Georgia Tech coach Paul Johnson wants it to be known that the Yellow Jackets offense is not what you think — it’s much more, and it’s much better.
The triple option, Johnson explained on the SEC Network earlier this month, is only the beginning.
“The triple option is one play, it’s not an offense, and we started doing this in 1985 and we’ve evolved a little bit although it’s really quite similar to what we started with in ’85,” Johnson told ESPN’s Brad Edwards on The Paul Finebaum Show.
“We can go up-tempo, we can go no-huddle, we can signal plays from the side if we want, we can do all that,” the Yellow Jackets coach said. “I just choose not to because I think it gives us a better chance right now to shorten the game some.”
Tennessee meets Georgia Tech at 8 p.m. ET on Sept. 4 at Mercedes-Benz Stadium in both teams’ season-opening game.
Johnson dismissed his team’s leading returning rusher, Dedrick Mills, last Friday, but he says there are capable replacements. The Yellow Jackets went 4-0 without Mills last season.

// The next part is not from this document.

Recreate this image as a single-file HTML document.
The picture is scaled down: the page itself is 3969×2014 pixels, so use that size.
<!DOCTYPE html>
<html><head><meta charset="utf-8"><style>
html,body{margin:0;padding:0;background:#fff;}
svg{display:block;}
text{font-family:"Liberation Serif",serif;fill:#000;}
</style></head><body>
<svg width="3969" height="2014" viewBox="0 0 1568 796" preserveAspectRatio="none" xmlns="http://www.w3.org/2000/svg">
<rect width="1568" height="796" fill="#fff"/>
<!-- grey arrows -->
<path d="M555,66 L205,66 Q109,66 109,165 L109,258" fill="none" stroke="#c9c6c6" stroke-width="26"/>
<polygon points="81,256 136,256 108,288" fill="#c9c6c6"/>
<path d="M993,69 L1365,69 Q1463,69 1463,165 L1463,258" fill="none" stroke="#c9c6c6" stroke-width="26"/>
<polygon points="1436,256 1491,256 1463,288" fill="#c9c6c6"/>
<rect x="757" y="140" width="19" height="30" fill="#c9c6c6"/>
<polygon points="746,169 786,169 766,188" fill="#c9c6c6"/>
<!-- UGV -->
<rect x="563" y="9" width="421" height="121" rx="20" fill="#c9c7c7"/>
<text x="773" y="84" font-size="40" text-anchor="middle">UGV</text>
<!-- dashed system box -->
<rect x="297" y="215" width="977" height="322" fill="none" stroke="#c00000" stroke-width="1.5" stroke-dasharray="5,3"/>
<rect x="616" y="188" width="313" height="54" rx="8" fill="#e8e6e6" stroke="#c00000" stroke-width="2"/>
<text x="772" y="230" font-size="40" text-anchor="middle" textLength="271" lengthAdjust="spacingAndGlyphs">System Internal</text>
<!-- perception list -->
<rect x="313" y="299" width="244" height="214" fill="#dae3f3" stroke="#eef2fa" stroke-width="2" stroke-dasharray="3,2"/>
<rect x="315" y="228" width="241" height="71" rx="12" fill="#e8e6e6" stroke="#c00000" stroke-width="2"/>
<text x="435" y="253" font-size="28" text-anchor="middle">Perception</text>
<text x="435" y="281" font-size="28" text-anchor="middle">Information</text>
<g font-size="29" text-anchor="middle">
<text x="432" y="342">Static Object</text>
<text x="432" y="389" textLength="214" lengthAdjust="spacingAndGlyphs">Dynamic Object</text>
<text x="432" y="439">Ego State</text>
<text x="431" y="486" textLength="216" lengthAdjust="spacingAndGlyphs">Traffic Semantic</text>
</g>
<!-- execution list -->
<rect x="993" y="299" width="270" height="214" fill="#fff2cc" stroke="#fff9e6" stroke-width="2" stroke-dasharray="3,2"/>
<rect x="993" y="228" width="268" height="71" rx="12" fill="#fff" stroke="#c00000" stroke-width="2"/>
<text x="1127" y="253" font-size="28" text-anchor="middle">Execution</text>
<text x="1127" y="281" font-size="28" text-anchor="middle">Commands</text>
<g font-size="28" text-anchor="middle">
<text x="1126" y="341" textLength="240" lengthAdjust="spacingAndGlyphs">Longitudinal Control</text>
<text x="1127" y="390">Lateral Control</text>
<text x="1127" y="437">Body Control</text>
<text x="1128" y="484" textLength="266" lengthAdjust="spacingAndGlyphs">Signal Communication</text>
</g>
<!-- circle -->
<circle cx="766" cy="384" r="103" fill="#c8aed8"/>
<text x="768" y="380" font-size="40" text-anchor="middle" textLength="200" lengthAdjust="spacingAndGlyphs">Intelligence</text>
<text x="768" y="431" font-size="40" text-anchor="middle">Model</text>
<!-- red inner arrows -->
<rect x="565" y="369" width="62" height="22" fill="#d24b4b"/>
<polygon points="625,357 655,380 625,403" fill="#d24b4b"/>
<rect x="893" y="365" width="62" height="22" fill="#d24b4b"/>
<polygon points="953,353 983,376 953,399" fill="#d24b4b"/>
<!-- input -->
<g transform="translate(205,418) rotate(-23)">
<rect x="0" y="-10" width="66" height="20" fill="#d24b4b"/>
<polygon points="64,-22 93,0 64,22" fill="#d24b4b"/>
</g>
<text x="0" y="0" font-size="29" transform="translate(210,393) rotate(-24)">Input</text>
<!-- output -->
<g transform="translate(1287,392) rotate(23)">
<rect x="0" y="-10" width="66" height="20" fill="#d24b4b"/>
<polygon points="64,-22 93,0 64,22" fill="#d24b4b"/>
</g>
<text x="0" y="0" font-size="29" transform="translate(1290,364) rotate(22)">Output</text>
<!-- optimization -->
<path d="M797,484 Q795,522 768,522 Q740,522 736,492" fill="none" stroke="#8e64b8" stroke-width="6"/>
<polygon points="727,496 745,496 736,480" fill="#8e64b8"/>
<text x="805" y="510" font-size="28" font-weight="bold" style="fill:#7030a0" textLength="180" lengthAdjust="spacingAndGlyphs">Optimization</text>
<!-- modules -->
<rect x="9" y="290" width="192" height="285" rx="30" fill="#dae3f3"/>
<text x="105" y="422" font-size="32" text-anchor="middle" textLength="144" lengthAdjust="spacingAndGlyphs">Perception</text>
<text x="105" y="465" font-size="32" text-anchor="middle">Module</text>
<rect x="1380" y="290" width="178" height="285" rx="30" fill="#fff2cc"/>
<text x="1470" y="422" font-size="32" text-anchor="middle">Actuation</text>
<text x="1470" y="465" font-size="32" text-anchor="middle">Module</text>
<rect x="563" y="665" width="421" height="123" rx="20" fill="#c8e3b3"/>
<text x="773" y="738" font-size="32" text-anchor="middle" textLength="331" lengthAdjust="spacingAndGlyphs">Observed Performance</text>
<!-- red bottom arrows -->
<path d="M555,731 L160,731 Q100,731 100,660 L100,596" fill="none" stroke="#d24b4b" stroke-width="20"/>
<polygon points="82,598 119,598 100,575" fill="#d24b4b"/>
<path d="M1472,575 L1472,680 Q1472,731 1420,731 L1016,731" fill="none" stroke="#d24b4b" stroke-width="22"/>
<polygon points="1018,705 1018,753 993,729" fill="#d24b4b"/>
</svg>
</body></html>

Georgia Tech went 3-0 against the SEC last season, sweeping Georgia, Kentucky and Vanderbilt.
The Yellow Jackets have become best known for their ball-control ways, utilizing the triple option — among other running plays — to keep opposing offenses off the field and wear down opponents’ defenses.
“What people tend to forget, these hurry-up, speed-it-up offenses that are trying to run 100 plays, their defenses also have to play 100, so we try to minimize the possessions in a game,” Johnson said. “There’s no question it shortens the game and maximizes the possessions, because if you make a mistake or two, it’s hard to come back.”
That would have spelled trouble for the 2016 Tennessee team, which fumbled 29 times, losing 14 of them.
Further, the Vols averaged only 27 minutes, 24 seconds in time of possession — 108th in the nation. Coupled with a depleted defense, that did spell trouble in 2016.
It gets worse for Tennessee: Georgia Tech, as Johnson boasted, was one of the most explosive offenses in the nation despite its reliance on the ground game.
“We had more big plays over 40 yards than 90 percent of the teams in the country, so it’s not the old 3 yards and a cloud of dust, like a people would lead you to believe,” Johnson said. “My contention is it’s not that much different than what a lot of the spread teams are doing with the zone read out of the shotgun.”
Whatever it is most similar to, the Vols will need to be prepared as Sept. 4 is fast approaching and the entire nation will be tuned in. It’s the only Monday night football game the week before the NFL regular season starts.